As you know if you have a rental property you are required to report any earnings from tenants in your properties as income. Although if you have a property that you live in most of the year, but rent for short periods you may not have to report any income earned. You may even be able to deduct the costs that you have from renting the property, but you may also be limited on you deductions if the property is also your home. If you rent out a vacation home you need to know what it will affect at tax time.

Vacation Homes – Almost any type of property can be a vacation home such as; houses, apartments, condos, mobile homes and even boats.

Schedule E – You report any earned rental income by filing a Schedule E, Supplemental Income and Loss. You may also have the Net Investment Tax applied.

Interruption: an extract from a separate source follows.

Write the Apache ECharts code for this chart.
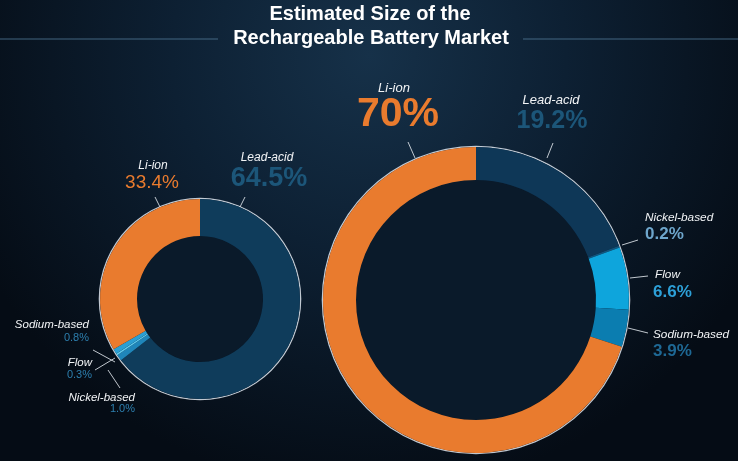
<!DOCTYPE html>
<html>
<head>
<meta charset="utf-8">
<script src="https://cdn.jsdelivr.net/npm/echarts@6/dist/echarts.min.js"></script>
<style>
html,body{margin:0;padding:0;background:#07111c;}
#chart{width:738px;height:461px;}
</style>
</head>
<body>
<div id="chart"></div>
<script>
// ---- data ----
const titleLines = ['Estimated Size of the', 'Rechargeable Battery Market'];
const categories = ['Lead-acid', 'Nickel-based', 'Flow', 'Sodium-based', 'Li-ion'];
const share2014 = [64.5, 1.0, 0.3, 0.8, 33.4];
const share2025 = [19.2, 0.2, 6.6, 3.9, 70];
const years = ['2014', '2025E'];
const totals = ['$49B', '$112B'];
const unit = 'USD';

// ---- styles ----
const FONT = '"Liberation Sans", Arial, Helvetica, sans-serif';
const colors2014 = ['#0f3c5b', '#1f86ba', '#5ccaf0', '#2a9fd3', '#e97b2e'];
const colors2025 = ['#0e3757', '#12557e', '#0ea5dc', '#0b7db0', '#e97b2e'];
const fmt = v => (Number.isInteger(v) && v >= 10) ? v + '%' : v.toFixed(1) + '%';

function pieData(vals, cols) {
  return categories.map((c, i) => ({ name: c, value: vals[i], itemStyle: { color: cols[i] } }));
}

const L = { c: [200, 299], r: [63, 100] };
const R = { c: [476, 300], r: [120, 153] };

function baseSeries(geom, vals, cols) {
  return [
    { type: 'pie', silent: true, center: geom.c, radius: [0, geom.r[0]], label: { show: false }, labelLine: { show: false },
      data: [{ value: 1, itemStyle: { color: '#0a1a2a' } }] },
    { type: 'pie', silent: true, center: geom.c, radius: [geom.r[1], geom.r[1] + 1.3], label: { show: false }, labelLine: { show: false },
      data: [{ value: 1, itemStyle: { color: 'rgba(225,232,240,0.85)' } }] },
    { type: 'pie', silent: true, center: geom.c, radius: geom.r, startAngle: 90, clockwise: true,
      avoidLabelOverlap: false, label: { show: false }, labelLine: { show: false },
      itemStyle: { borderWidth: 0 }, data: pieData(vals, cols) }
  ];
}

function txt(text, x, y, fill, size, weight, style, align) {
  return { type: 'text', silent: true, style: { text: text, x: x, y: y, fill: fill, fontSize: size,
    fontWeight: weight || 'normal', fontStyle: style || 'normal', fontFamily: FONT,
    textAlign: align || 'center', textVerticalAlign: 'middle' } };
}
function ln(x1, y1, x2, y2) {
  return { type: 'line', silent: true, shape: { x1: x1, y1: y1, x2: x2, y2: y2 },
    style: { stroke: 'rgba(225,230,236,0.85)', lineWidth: 1 } };
}

const WHITE = '#f2f4f6', ORANGE = '#e97b2e', DARKBLUE = '#1c5679';

const graphics = [
  txt(titleLines[0], 370, 14, '#ffffff', 20, 'bold'),
  txt(titleLines[1], 371, 38, '#ffffff', 20, 'bold'),
  { type: 'line', silent: true, shape: { x1: 0, y1: 39, x2: 218, y2: 39 }, style: { stroke: 'rgba(80,120,150,0.8)', lineWidth: 1 } },
  { type: 'line', silent: true, shape: { x1: 523, y1: 39, x2: 738, y2: 39 }, style: { stroke: 'rgba(80,120,150,0.8)', lineWidth: 1 } },
  // 2014 donut labels
  txt(categories[4], 153, 166, WHITE, 12, 'normal', 'italic'),
  txt(fmt(share2014[4]), 152, 183, ORANGE, 19, 'normal'),
  ln(155, 197, 160, 207),
  txt(categories[0], 267, 158, WHITE, 12, 'normal', 'italic'),
  txt(fmt(share2014[0]), 269, 179, DARKBLUE, 27, 'bold'),
  ln(245, 197, 240, 207),
  txt(categories[3], 89, 325, WHITE, 11.5, 'normal', 'italic', 'right'),
  txt(fmt(share2014[3]), 89, 338, '#2d7fae', 11, 'normal', 'normal', 'right'),
  ln(93, 350, 115, 362),
  txt(categories[2], 92, 363, WHITE, 11.5, 'normal', 'italic', 'right'),
  txt(fmt(share2014[2]), 92, 375, '#2d7fae', 11, 'normal', 'normal', 'right'),
  ln(95, 370, 115, 358),
  txt(categories[1], 135, 398, WHITE, 11.5, 'normal', 'italic', 'right'),
  txt(fmt(share2014[1]), 135, 409, '#2d7fae', 11, 'normal', 'normal', 'right'),
  ln(120, 388, 108, 370),
  // 2014 center
  txt(years[0], 200, 275, ORANGE, 20, 'bold'),
  txt(totals[0], 200, 299, '#ffffff', 29, 'bold'),
  txt(unit, 200, 324, WHITE, 12, 'normal'),
  // 2025 donut labels
  txt(categories[4], 394, 88, WHITE, 13, 'normal', 'italic'),
  txt(fmt(share2025[4]), 398, 115, ORANGE, 41, 'bold'),
  ln(408, 142, 415, 158),
  txt(categories[0], 551, 100, WHITE, 13, 'normal', 'italic'),
  txt(fmt(share2025[0]), 552, 121, DARKBLUE, 25, 'bold'),
  ln(553, 143, 547, 158),
  txt(categories[1], 645, 218, WHITE, 11.8, 'normal', 'italic', 'left'),
  txt(fmt(share2025[1]), 645, 234, '#6ea6cc', 17, 'bold', 'normal', 'left'),
  ln(622, 245, 638, 240),
  txt(categories[2], 655, 275, WHITE, 11.8, 'normal', 'italic', 'left'),
  txt(fmt(share2025[2]), 653, 292, '#2da0d8', 17, 'bold', 'normal', 'left'),
  ln(630, 278, 648, 276),
  txt(categories[3], 653, 335, WHITE, 11.8, 'normal', 'italic', 'left'),
  txt(fmt(share2025[3]), 653, 351, '#1e6894', 17, 'bold', 'normal', 'left'),
  ln(628, 328, 648, 333),
  // 2025 center
  txt(years[1], 476, 264, ORANGE, 22, 'bold'),
  txt(totals[1], 476, 298, '#ffffff', 41, 'bold'),
  txt(unit, 476, 333, WHITE, 19, 'normal')
];

const chart = echarts.init(document.getElementById('chart'), null, { renderer: 'canvas' });
chart.setOption({
  animation: false,
  backgroundColor: {
    type: 'radial', x: 0.5, y: 0.12, r: 0.95,
    colorStops: [
      { offset: 0, color: '#163149' },
      { offset: 0.45, color: '#0d2033' },
      { offset: 1, color: '#050c15' }
    ]
  },
  series: [].concat(baseSeries(L, share2014, colors2014), baseSeries(R, share2025, colors2025)),
  graphic: graphics
});
</script>
</body>
</html>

You’re Own Home – If you also use the property you rent as your home the deductible costs associated with renting is lowered. Your deduction cannot exceed the total of rental income you earned.

Cost Division – There are special rules for when you both use and rent the same home. You will have to divide the expenses between what you incur from personal use and from rental use.

Personal Use – This means that the property owner and their family use the home for their own use, it may also apply to a tenant who pays less than fair market rental value.

Schedule A – You report any expenses you wish to deduct on a Schedule a, Itemized Deduction. Items such as mortgage interest, property taxes and casualty losses may be able to be deducted.

15 Day Window – If you only rented your property for 15 days or less in a year it will fall under personal use and you will not have to report the rental income.